KEITH C SMITH
Historical Art - Hard Times, 1987
Oil on Canvas
18 x 24 in
Keith C Smith 1924 - 2000. Born in Daupin, Manitoba in 1924, Smith was raised in Depression era British Columbia. He became a member of the early environmental group the League of Conservationists, explored the Coast Mountains and the Rockies, worked as a camp cook for a trail guide outfit and later as a park naturalist at Wasa Lake Provincial Park. During the Second World War Smith served in the Canadian Navy. When the war ended, he found a job as an apprentice sign painter, later working throughout the British Columbia interior. Later, he worked painting movie marquees. One of his most memorable paintings was a 12-foot high image of Orson Welles at the Studio Theatre in Vancouver, British Columbia. In the 1950s, Smith travelled the western USA, eventually working as a journeyman sign painter in Laguna Beach, California.

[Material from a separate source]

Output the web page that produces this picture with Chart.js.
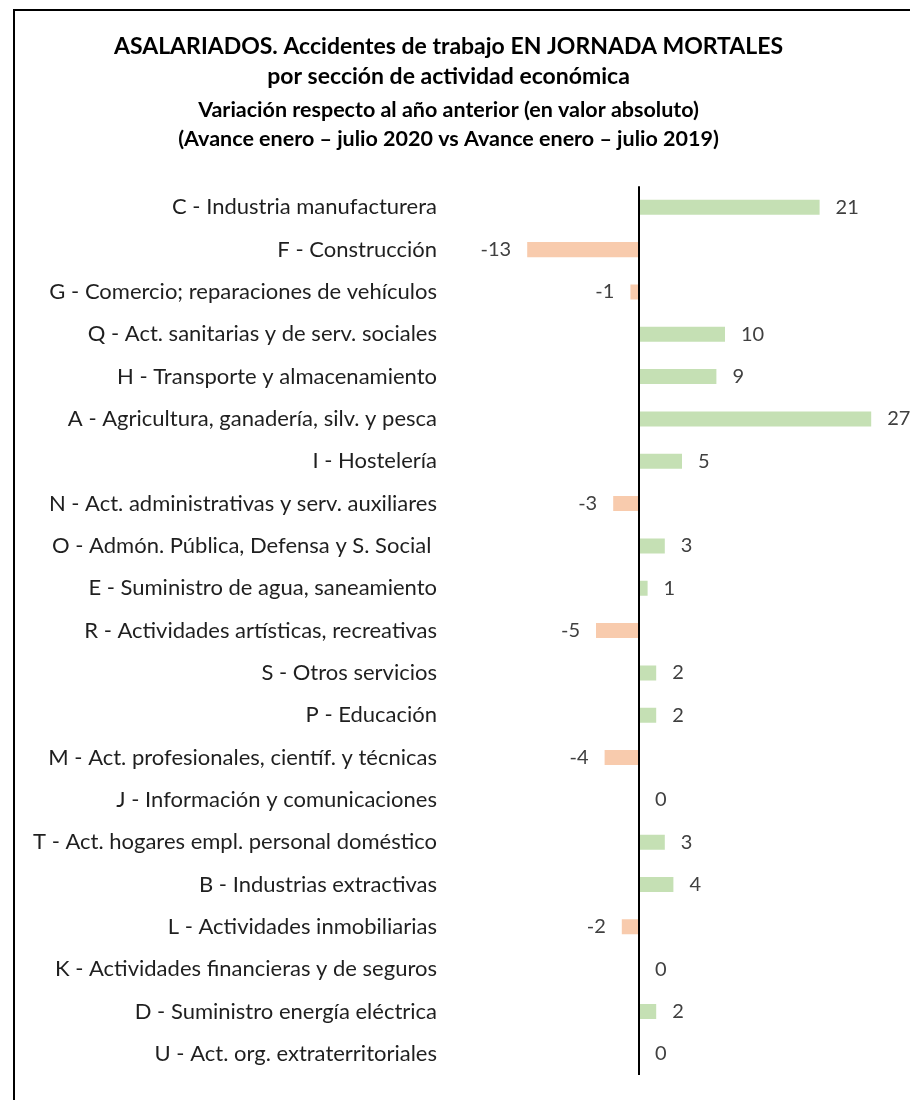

In 1952, he married Arlene Legault and began painting formally. Smith led workshops and mentored artists such as Cameron Bird and Karen Hershey. His circle of friends included painters Carl Rungius, Nicholas de Grandmaison and sculptor Nicholas Scriver. Smith was adamant that painting was about technique and feeling as much as subject; that brushwork was as important as composition. The bulk of his artwork comprised oil paintings and pencil sketches. Smith lived in and near Cranbrook, B.C. through the 1970s and 80s. He later moved to Vancouver and then to Qualicum Beach where he lived and painted until his death in July, 2000.